## DO THIS
List each line of the data that holds the string "file".

## STORED RECORDS
_ _ _ _ _ _ _
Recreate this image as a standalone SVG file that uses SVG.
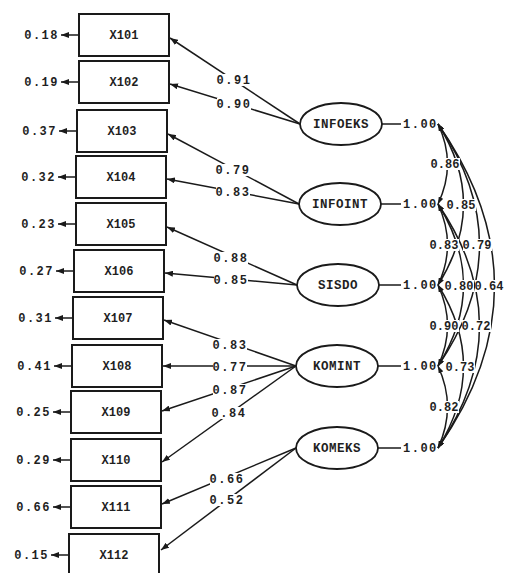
_ _ _ _ _ _ _
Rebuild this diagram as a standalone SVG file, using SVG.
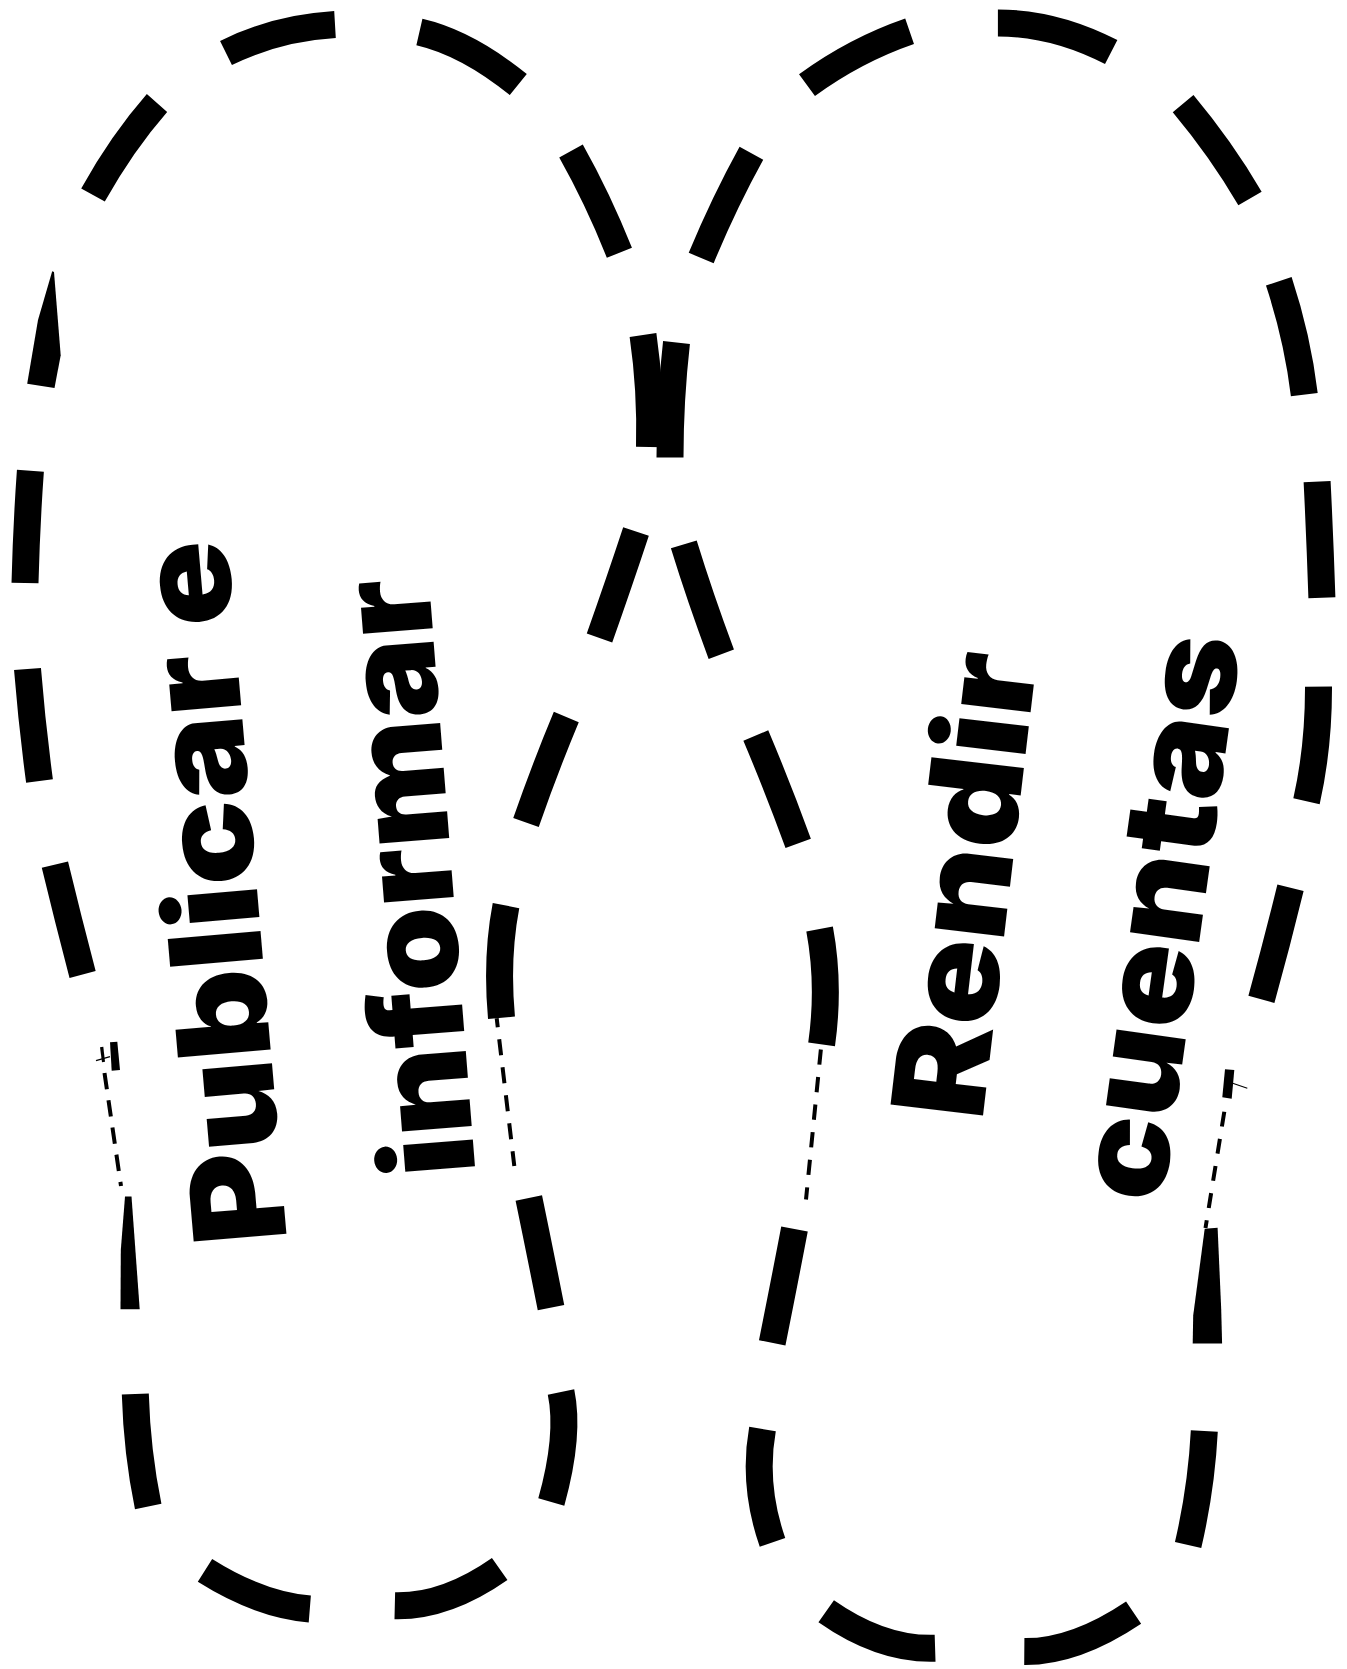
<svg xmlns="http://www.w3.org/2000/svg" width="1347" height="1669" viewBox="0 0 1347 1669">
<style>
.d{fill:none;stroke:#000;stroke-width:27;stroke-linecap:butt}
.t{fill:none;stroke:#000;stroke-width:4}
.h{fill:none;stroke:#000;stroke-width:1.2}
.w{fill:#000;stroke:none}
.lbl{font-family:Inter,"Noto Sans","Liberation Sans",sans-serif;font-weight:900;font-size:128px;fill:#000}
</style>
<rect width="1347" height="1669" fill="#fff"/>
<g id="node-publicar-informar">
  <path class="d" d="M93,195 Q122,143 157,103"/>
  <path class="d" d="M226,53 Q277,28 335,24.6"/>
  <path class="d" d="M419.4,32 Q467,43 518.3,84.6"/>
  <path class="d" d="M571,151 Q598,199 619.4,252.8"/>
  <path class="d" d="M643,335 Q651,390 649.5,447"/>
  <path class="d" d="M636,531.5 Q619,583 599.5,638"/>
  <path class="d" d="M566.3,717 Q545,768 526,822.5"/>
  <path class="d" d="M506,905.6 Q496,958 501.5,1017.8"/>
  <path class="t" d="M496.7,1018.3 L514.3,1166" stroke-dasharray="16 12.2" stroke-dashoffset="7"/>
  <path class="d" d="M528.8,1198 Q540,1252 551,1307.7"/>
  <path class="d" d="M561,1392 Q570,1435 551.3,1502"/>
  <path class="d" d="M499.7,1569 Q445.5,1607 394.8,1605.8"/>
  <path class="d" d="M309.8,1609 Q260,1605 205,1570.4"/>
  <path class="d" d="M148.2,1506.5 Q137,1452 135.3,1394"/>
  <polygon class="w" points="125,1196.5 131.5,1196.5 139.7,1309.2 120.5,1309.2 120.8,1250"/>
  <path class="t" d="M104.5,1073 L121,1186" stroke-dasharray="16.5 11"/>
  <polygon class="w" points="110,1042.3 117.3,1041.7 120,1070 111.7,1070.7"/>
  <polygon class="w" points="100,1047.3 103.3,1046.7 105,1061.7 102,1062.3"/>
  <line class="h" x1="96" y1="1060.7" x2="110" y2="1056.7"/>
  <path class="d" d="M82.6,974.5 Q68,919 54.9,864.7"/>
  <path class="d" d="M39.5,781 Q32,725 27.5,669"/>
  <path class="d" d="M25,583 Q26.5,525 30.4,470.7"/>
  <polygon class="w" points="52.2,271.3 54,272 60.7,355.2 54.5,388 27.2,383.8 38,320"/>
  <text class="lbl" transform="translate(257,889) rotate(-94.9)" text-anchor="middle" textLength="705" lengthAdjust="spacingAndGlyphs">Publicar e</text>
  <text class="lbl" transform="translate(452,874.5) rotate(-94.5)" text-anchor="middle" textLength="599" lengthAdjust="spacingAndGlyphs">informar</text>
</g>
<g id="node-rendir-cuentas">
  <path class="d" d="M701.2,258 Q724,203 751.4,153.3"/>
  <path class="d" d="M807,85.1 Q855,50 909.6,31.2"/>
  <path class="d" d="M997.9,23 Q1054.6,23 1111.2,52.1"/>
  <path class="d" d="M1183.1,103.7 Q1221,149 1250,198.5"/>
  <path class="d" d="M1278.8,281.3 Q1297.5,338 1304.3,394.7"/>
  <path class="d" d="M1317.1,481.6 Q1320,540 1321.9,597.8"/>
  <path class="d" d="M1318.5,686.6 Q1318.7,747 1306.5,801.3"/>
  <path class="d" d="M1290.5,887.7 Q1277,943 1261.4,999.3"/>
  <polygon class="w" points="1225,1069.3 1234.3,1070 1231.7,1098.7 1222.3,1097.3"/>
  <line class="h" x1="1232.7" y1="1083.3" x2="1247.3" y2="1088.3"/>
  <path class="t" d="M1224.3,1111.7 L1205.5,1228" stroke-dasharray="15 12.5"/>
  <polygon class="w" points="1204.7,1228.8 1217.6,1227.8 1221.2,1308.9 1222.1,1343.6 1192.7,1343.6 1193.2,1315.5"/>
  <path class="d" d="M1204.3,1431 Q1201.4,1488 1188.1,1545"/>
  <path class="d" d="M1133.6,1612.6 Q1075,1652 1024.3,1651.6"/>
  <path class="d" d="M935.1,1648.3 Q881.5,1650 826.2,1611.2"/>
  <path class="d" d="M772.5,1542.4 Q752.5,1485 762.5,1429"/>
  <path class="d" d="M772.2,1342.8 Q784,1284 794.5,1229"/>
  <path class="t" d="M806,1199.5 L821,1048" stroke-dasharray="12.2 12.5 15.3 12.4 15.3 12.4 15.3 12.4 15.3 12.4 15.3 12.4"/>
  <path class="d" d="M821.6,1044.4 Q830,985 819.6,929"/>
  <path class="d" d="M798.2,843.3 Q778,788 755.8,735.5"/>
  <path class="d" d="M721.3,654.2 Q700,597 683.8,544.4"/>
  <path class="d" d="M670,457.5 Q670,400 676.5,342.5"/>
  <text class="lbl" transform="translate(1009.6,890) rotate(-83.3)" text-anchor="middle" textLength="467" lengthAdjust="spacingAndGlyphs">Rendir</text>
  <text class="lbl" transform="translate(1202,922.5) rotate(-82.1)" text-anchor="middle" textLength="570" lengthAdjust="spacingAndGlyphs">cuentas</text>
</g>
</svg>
_ _ _ _ _ _ _
## RESULT OF THIS EXERCISE
Recreate this image as a standalone SVG file that uses SVG.
Rebuild this diagram as a standalone SVG file, using SVG.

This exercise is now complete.